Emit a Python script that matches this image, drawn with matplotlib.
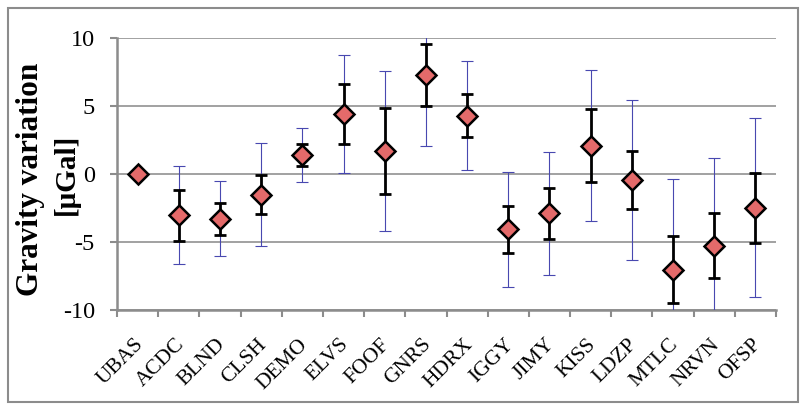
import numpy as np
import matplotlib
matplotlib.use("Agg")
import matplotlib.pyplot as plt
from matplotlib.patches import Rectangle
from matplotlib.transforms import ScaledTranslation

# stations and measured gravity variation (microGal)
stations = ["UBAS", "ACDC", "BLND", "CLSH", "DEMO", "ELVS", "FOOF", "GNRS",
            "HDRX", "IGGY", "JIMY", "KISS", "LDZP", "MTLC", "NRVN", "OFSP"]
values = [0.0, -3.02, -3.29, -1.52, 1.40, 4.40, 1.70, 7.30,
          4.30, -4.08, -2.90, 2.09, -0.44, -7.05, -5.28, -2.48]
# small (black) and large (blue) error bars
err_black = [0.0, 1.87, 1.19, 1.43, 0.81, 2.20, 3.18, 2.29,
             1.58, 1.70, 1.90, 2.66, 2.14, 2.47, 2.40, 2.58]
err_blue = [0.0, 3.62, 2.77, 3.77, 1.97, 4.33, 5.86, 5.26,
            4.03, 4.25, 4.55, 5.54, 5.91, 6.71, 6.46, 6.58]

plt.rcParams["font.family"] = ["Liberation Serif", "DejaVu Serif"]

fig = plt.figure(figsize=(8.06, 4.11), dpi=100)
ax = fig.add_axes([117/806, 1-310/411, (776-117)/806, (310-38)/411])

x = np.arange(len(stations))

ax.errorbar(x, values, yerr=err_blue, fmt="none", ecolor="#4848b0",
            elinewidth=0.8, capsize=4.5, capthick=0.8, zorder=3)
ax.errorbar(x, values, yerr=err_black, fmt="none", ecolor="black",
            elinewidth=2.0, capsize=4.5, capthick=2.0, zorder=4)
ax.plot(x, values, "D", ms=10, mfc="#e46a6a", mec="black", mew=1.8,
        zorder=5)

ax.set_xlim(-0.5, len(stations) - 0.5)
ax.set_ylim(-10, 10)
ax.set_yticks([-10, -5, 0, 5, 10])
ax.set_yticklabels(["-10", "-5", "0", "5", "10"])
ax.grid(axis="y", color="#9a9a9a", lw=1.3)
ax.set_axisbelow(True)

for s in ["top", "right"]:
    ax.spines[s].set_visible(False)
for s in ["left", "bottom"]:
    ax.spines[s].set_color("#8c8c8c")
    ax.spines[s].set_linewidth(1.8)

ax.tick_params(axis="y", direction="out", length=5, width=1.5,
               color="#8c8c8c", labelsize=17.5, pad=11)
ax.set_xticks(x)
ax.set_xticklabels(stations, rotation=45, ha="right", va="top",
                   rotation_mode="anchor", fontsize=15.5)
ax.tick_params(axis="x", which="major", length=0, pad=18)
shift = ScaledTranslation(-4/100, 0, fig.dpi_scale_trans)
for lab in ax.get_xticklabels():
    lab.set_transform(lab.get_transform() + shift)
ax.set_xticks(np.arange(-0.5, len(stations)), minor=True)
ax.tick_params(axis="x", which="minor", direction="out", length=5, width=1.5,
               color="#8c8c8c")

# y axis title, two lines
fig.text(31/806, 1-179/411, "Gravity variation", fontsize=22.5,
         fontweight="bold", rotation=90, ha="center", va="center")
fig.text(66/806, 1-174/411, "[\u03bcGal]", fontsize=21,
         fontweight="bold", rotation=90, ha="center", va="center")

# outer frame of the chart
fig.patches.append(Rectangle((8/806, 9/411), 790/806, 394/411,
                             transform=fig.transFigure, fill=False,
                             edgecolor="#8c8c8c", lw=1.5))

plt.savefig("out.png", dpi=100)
...
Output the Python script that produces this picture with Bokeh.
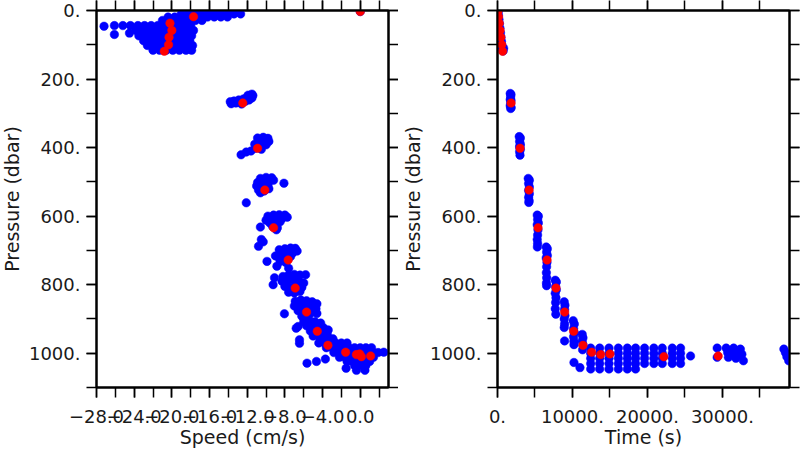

• **Short problem**:
Starting at the line that contains "Emit a Python" and ending at the line that contains "x = np.arange(len(stations))", give the lines again exactly. Do not include the pictures.

• **Solution below**:
Emit a Python script that matches this image, drawn with matplotlib.
import numpy as np
import matplotlib
matplotlib.use("Agg")
import matplotlib.pyplot as plt
from matplotlib.patches import Rectangle
from matplotlib.transforms import ScaledTranslation

# stations and measured gravity variation (microGal)
stations = ["UBAS", "ACDC", "BLND", "CLSH", "DEMO", "ELVS", "FOOF", "GNRS",
            "HDRX", "IGGY", "JIMY", "KISS", "LDZP", "MTLC", "NRVN", "OFSP"]
values = [0.0, -3.02, -3.29, -1.52, 1.40, 4.40, 1.70, 7.30,
          4.30, -4.08, -2.90, 2.09, -0.44, -7.05, -5.28, -2.48]
# small (black) and large (blue) error bars
err_black = [0.0, 1.87, 1.19, 1.43, 0.81, 2.20, 3.18, 2.29,
             1.58, 1.70, 1.90, 2.66, 2.14, 2.47, 2.40, 2.58]
err_blue = [0.0, 3.62, 2.77, 3.77, 1.97, 4.33, 5.86, 5.26,
            4.03, 4.25, 4.55, 5.54, 5.91, 6.71, 6.46, 6.58]

plt.rcParams["font.family"] = ["Liberation Serif", "DejaVu Serif"]

fig = plt.figure(figsize=(8.06, 4.11), dpi=100)
ax = fig.add_axes([117/806, 1-310/411, (776-117)/806, (310-38)/411])

x = np.arange(len(stations))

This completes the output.